When we first entered this endless maze, we split up, since a large group of us would be an easy target for the Minotaur. So now my only companion is Echo. She tells me what has happened to some of the others by repeating their terrified screams and cries for help.
I know that I'm going to die soon but I can't help but having this strange hope that I might live. Maybe I am going insane...
"Stop that, Kalista," I hear myself say, "Having hope doesn't equal insanity."
"Yes it does!" I answer, "I'm going to die no matter what. We all are."
"Why do you have to be so negative?"
"Hmm.... Let's see.... I'm going to die!"
"You aren't getting my point, Kalista! What I'm trying to say is..."
I round the corner and see the Minotaur. He is leaning against a wall, devouring the remains of a girl named Calliope. I know that it's her because the seashell necklace she used to wear has been cast aside and now lies in a pool of blood alongside the Minotaur's axe. I slowly shrink back into the shadows, praying to the gods that he doesn't see me.
As I inch backwards, I slip on something round and slimy– I think it's a bone. I let out a little yelp of pain as my tailbone meets the stone floor. The Minotaur looks up, disturbed from his meal.
Oh, great, her again, he's probably thinking. We had crossed paths twice before, but he had always been to full to follow me. Calliope wasn't very plump, so she was probably only the appetizer tonight. And I think I know who's going to be the main course.
The Minotaur drags himself upright and grabs his axe. He begins to slowly move towards me, grunting and swinging his axe as he comes closer. He stops right above me and looks down. His warm breath hits me in the face. He reeks of rotten meat and sweat. I hide my face in my hands and whimper. For a girl of fifteen, I'm not very strong.

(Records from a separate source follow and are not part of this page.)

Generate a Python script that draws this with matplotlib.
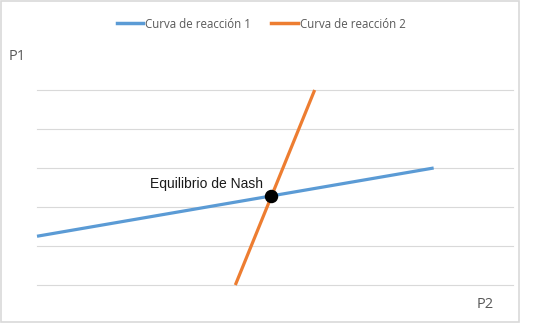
import matplotlib
matplotlib.use("Agg")
import matplotlib.pyplot as plt
from matplotlib.patches import Rectangle
from matplotlib.lines import Line2D

# Data
curve1_x = [0, 10]
curve1_y = [1.25, 3.0]
curve2_x = [5, 7]
curve2_y = [0, 5]
nash_x = [5.91]
nash_y = [2.28]
labels = ["Curva de reacción 1", "Curva de reacción 2"]
colors = ["#5B9BD5", "#ED7D31"]

W, H = 534, 326
fig = plt.figure(figsize=(W / 100, H / 100), dpi=100)
fig.patch.set_facecolor("white")

# axes area in pixels: x 37..513, y 90..285
ax = fig.add_axes([37 / W, 1 - 285 / H, (513 - 37) / W, (285 - 90) / H])
ax.set_xlim(0, 12)
ax.set_ylim(0, 5)
for s in ax.spines.values():
    s.set_visible(False)
ax.set_xticks([])
ax.set_yticks([0, 1, 2, 3, 4, 5])
ax.tick_params(axis="y", length=0, labelleft=False)
ax.grid(axis="y", color="#D9D9D9", linewidth=0.8)
for gl in ax.get_ygridlines():
    gl.set_clip_on(False)
ax.set_axisbelow(True)

ax.plot(curve1_x, curve1_y, color=colors[0], linewidth=2.3, solid_capstyle="butt", clip_on=False)
ax.plot(curve2_x, curve2_y, color=colors[1], linewidth=2.3, solid_capstyle="butt", clip_on=False)
ax.scatter(nash_x, nash_y, s=75, color="black", zorder=5, clip_on=False)
ax.text(nash_x[0] - 0.2, nash_y[0] + 0.3, "Equilibrio de Nash", ha="right", va="center",
        fontsize=10, family="Liberation Sans", color="#1a1a1a")

# Border around chart
fig.patches.append(Rectangle((0.5 / W, 1 - 322 / H), 518 / W, 321 / H, transform=fig.transFigure,
                             fill=False, edgecolor="#D9D9D9", linewidth=1.2))

# Legend
handles = [Line2D([0], [0], color=c, linewidth=2.5) for c in colors]
leg = fig.legend(handles, labels, loc="center", bbox_to_anchor=(261 / W, 1 - 24 / H), ncol=2,
                 frameon=False, handlelength=2.3, handletextpad=0.15,
                 columnspacing=1.8, prop={"family": "Open Sans", "size": 8.3})
for t in leg.get_texts():
    t.set_color("#595959")

fig.text(9 / W, 1 - 57 / H, "P1", fontsize=10.5, color="#595959", family="Open Sans", va="center", ha="left")
fig.text(494 / W, 1 - 305 / H, "P2", fontsize=10.5, color="#595959", family="Open Sans", va="center", ha="right")

fig.savefig("out.png", dpi=100, facecolor="white")
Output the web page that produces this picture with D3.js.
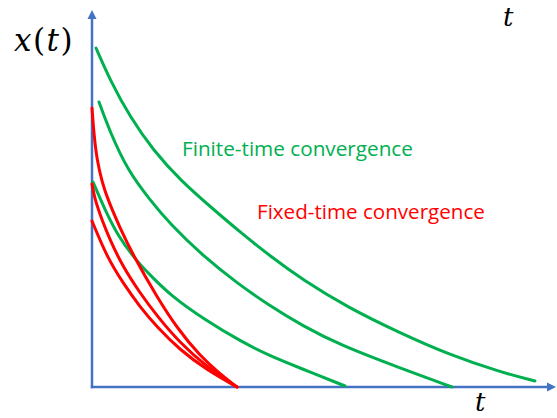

My family was devastated when I was picked. My mother cried and held me in her arms for what seemed like an hour. My father didn't show any emotions, but I knew he was sad. My little brother came and hugged my leg.
"You coming back soon, Kali?" he asked. Of course, I couldn't tell him, "No. I'm going to be eaten by some blood-thirsty creature", so I just nodded my head and smiled.
I'm not aware of the noises in the little chamber until I get on the boat to Crete. The memory vanishes from my head and is replaced by darkness. I wonder why the room is darker then it should be, until I remember that I had covered my eyes with my hands.
Many different noises bounce off the chamber walls: grunts, the clang of metal, scratching, and moans of pain. Then all is silent. A huge thud resonates through the room, as if the sun has fallen on to the Earth.
I slowly open my eyes. Theseus is standing over the dead body of the Minotaur. He holds a bloody sword and is gasping for breath.
"Is he dead?" I whisper.
"I think so," Theseus replies. He walks over to me and holds out his hand. I take it and he helps me up.
"So what good does that do? We're still stuck down here."
"I wouldn't be so sure." He holds out a bloody ball of string.
"What is that?"
"I tied one end to the door so that I could find my way back. A girl named Ariadne gave it to me. She also gave me this sword." He holds up the sword.
"But the door's locked shut and..."
"I know that! Just don't question the string!"
I follow him out of the chamber. We use the string to guide us through the Labyrinth. Two others, a girl named Ilyssa and a boy named Macarios, have found us and are following closely behind. It takes hours, but we finally reach the trapdoor.
"So now what?" I ask.
Theseus pushes on the door and, strangely, it's not locked. They must have thought that we were long dead. He climbs through the opening first and we follow, into the morning sunlight.